Yup, both Tor and Finch are looking at me expectantly.
“You did something before,” I rasp at Reva, then wince as I smell my own foul breath. Ugh, those drinks were even more toxic than usual. “Did some jiggery-pokery, right? Told us which direction Kit was headed? Can’t you just do that again?”
Her face seems weirdly close to mine, and I have to shut my eyes again so I don’t have to see the little pout that appears on her pink lips.
“I was using Aster’s magic, and it doesn’t seem to have restored itself yet,” she replies, shifting in her seat with a tired sigh. “We tried to recreate what we did the other day and I don’t know why it didn’t work, but it didn’t.”
“Jack,” Finch taps his desk, and I snap my eyes open, faced with his damn expectant expression. He knows exactly what I’m going to say, because there’s nothing else I can say.

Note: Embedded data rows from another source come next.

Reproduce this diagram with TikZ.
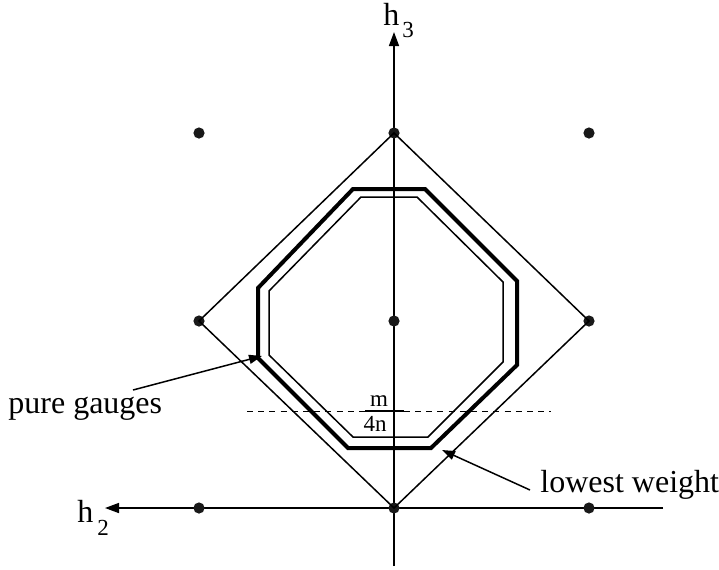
\documentclass[tikz,border=0pt]{standalone}
\usepackage{fontspec}
\setmainfont{Liberation Serif}
\usetikzlibrary{arrows.meta}
\begin{document}
\begin{tikzpicture}[x=0.5pt,y=-0.5pt,
  thinline/.style={line width=0.75pt},
  thickline/.style={line width=2pt,line join=miter},
  latticedot/.style={circle,fill=black!90,inner sep=0pt,minimum size=5.6pt},
  axisarrow/.style={line width=0.75pt,-{Triangle[length=7pt,width=5pt]}},
  leader/.style={line width=0.75pt,-{Triangle[length=6.5pt,width=4.5pt]}},
  maintext/.style={inner sep=0pt,anchor=base west,font=\fontsize{16}{18}\selectfont},
  subtext/.style={inner sep=0pt,anchor=base west,font=\fontsize{11.5}{13}\selectfont},
  fractext/.style={inner sep=0pt,anchor=base,font=\fontsize{11.5}{13}\selectfont}]
\useasboundingbox (0,0) rectangle (719,569);
% axes
\coordinate (vbot) at (394,566);
\coordinate (vtop) at (394,32);
\coordinate (hright) at (663,508);
\coordinate (hleft) at (105,508);
\draw[axisarrow] (vbot) -- (vtop);
\draw[axisarrow] (hright) -- (hleft);
% lattice dots
\node[latticedot] (d11) at (199,133) {};
\node[latticedot] (d12) at (394,133) {};
\node[latticedot] (d13) at (589,133) {};
\node[latticedot] (d21) at (199,321) {};
\node[latticedot] (d22) at (394,321) {};
\node[latticedot] (d23) at (589,321) {};
\node[latticedot] (d31) at (199,508) {};
\node[latticedot] (d32) at (394,508) {};
\node[latticedot] (d33) at (589,508) {};
% diamond
\draw[thinline,line join=miter] (d12.center) -- (d23.center) -- (d32.center) -- (d21.center) -- cycle;
% thick octagon
\draw[thickline] (353,189) -- (425,189) -- (517,281) -- (517,365) -- (431,448) -- (348,448) -- (258,358) -- (258,288) -- cycle;
% inner octagon
\draw[thinline,line join=miter] (361,197) -- (417,197) -- (503,282) -- (503,362) -- (428,437) -- (353,437) -- (269,355) -- (269,291) -- cycle;
% dashed line
\coordinate (dl) at (247,411);
\coordinate (dr) at (551,411);
\draw[line width=0.5pt,dash pattern=on 3pt off 2.6pt] (dl) -- (dr);
% fraction
\node[fractext] (fm) at (379,406) {m};
\node[fractext] (fn) at (375,431) {4n};
\coordinate (barl) at (365,411);
\coordinate (barr) at (404,411);
\draw[line width=0.6pt] (barl) -- (barr);
% axis labels
\node[maintext] (h3) at (383,25) {h};
\node[subtext] (s3) at (402,37) {3};
\node[maintext] (h2) at (77,522) {h};
\node[subtext] (s2) at (97,535) {2};
% annotations
\node[maintext] (pg) at (8,413) {pure gauges};
\node[maintext] (lw) at (540,492) {lowest weight};
\coordinate (pgstart) at (133,390);
\coordinate (pgend) at (262,356);
\draw[leader] (pgstart) -- (pgend);
\coordinate (lwstart) at (530,490);
\coordinate (lwend) at (442,450);
\draw[leader] (lwstart) -- (lwend);
\end{tikzpicture}
\end{document}
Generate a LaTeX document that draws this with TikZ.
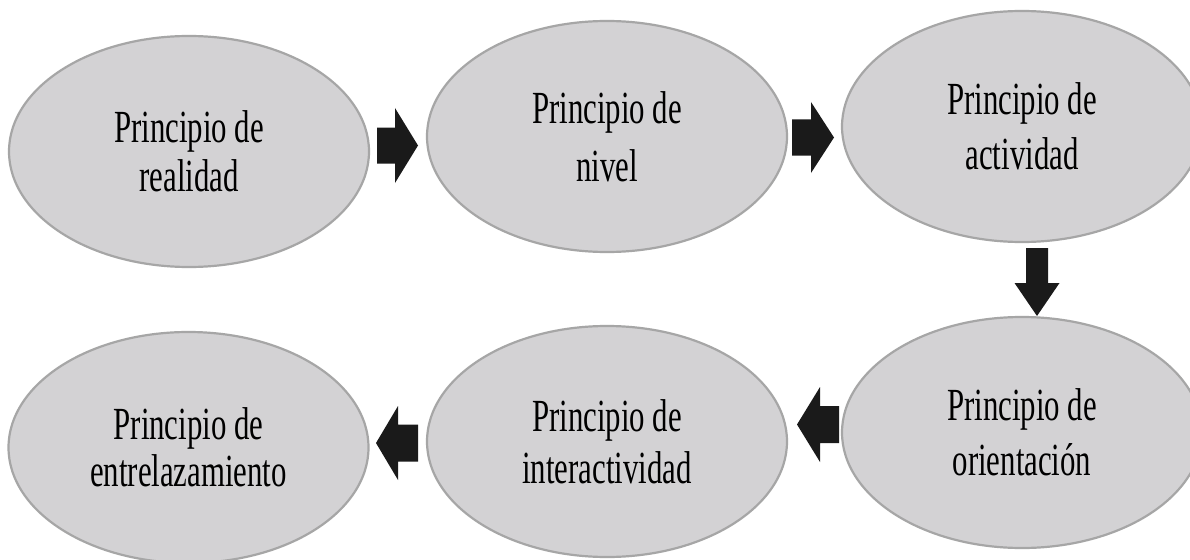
\documentclass[tikz,border=0pt]{standalone}
\usepackage{fontspec}
\setmainfont{Liberation Serif}[FakeStretch=0.67]
\usetikzlibrary{shapes.geometric}
\definecolor{ellfill}{RGB}{211,210,212}
\definecolor{elldraw}{RGB}{166,166,166}
\definecolor{arrowcol}{RGB}{26,26,26}
\tikzset{
  ell/.style={ellipse, draw=elldraw, fill=ellfill, line width=2.2pt,
    minimum width=360pt, minimum height=231pt, inner sep=0pt, align=center,
    font=\fontsize{46}{47}\selectfont, text=black},
  pics/blockarrow/.style n args={4}{code={
    \fill[arrowcol] (0,-#2) -- (#4,-#2) -- (#4,-#3) -- (#1,0) -- (#4,#3) -- (#4,#2) -- (0,#2) -- cycle;}}
}
\begin{document}
\begin{tikzpicture}[x=1pt,y=-1pt]
\clip (0,0) rectangle (1190,559);
\fill[white] (0,0) rectangle (1190,559);
\node[ell] (e1) at (189,151.5) {Principio de\\[2pt]realidad};
\node[ell] (e2) at (607,136.5) {Principio de\\[11pt]nivel};
\node[ell] (e3) at (1022,126.5) {Principio de\\[8pt]actividad};
\node[ell] (e4) at (1022,432.5) {Principio de\\[8pt]orientación};
\node[ell] (e5) at (607,441.5) {Principio de\\[5pt]interactividad};
\node[ell] (e6) at (188.5,447.5) {Principio de\\[0pt]entrelazamiento};
\pic (a1) at (377,145.5) {blockarrow={41}{18}{37.5}{18}};
\pic (a2) at (792,137.5) {blockarrow={42}{18}{35.5}{19}};
\pic[rotate=-90] (a3) at (1037,248) {blockarrow={68}{11}{22.5}{35}};
\pic[rotate=180] (a4) at (839,424.5) {blockarrow={42}{18.5}{37.5}{19}};
\pic[rotate=180] (a5) at (418,443) {blockarrow={42}{18.5}{37}{20}};
\end{tikzpicture}
\end{document}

Then I turn to Reva and give her a bland smile.
“There are people who keep tabs on all the registered sorcerers. People who have binders filled with their details.” Running my hand over my face, I fail to soothe the pounding at my temples and stifle a groan.
“Would Aster be able to recognise their unglamoured faces?”
She relays the question, and he nods, his expression grim.
Yeah, I’d imagine if anyone had held me against my will, I’d remember their faces too. Which begs the question—
“How’d they keep you there?” I ask him. “If you have inh...inherenant—” I cough over my slurred attempt at pronouncing the word. “If you’ve got natural magic and they don’t. How could they keep you there?”
Aster’s face pinches, and Reva glares at me like that was an offensive question to ask, but I ignore her. “What? He has to be a witch, right? It’s a fair question.”
It’s not that I don’t trust either of them.
.. but I wouldn’t say I do trust them either.
They could have persuaded their way onboard, and we have no proof that this woman really is Kit’s mate, or that she knows him at all.
And sure, Cap says he spoke to her via Kit’s scrying glass the other day, but who’s to say he remembers what she looked like.
It’s not as if Finch is all that observant around people, especially when he’s been so distracted recently.
“The sorceress is the one who drew us all in,” Aster says, as Reva translates with a fierce scowl etched on her face.
Something twists in my chest at her expression, something a little too close to me enjoying her looking at me like that. I shift in my seat, willing my cock to remain disinterested. But he’s a needy little fuck who loves any sort of attention, and he particularly loves being told off.
“She was good at persuading people. Being what people want to see and hear. By the time I realised she wasn’t what I thought, it was too late.”
“I wonder what Kit saw, then,” I reply thoughtfully. “A damsel in distress maybe, he seems to love those.”
That earns me a glare from both Torin and Aster, while Reva just snorts down at her lap.
Not the reaction I was hoping for, but oh well.
“I doubt he had a choice over coming with her,” Aster says. “If she had enough magic stored up, I think she could make anyone do anything.”
“Right. So it’s agreed,” Finch says. “Jack, you’ll contact your family first thing tomorrow. Tell them we’ll meet them in Mistlemarch in two days' time.”
I squeeze my eyes shut again and then give a single nod. Captain Finch doesn’t make many decrees of his crew, and even fewer with me or Tor. But with this, I can tell I’m not going to persuade him to take a different course of action.
And even with my brain being pickled right now, I have to admit Reva’s suggestion is a good one.
We have no idea where Kit or this sorceress might be, so we need to try to find out who she is and speak to her ex-partners.
There aren’t many people who hold a grudge like sorcerers.
They’re also a bunch of nasty gossips, obsessed with family lines.
I should know, I used to be one of them.
So, I’ll suck up my reservations and give my dear old mum a call on the scrying glass tomorrow. And then we can head back to Mistlemarch, my hometown, to mingle with the snakes.
I stumble out the door on dead feet. If I need to speak to my mother, I’m going to need a cold wash and a vat of coffee.
What’s that phrase? Oh yeah, out of the fireplace, into the... pit of vipers.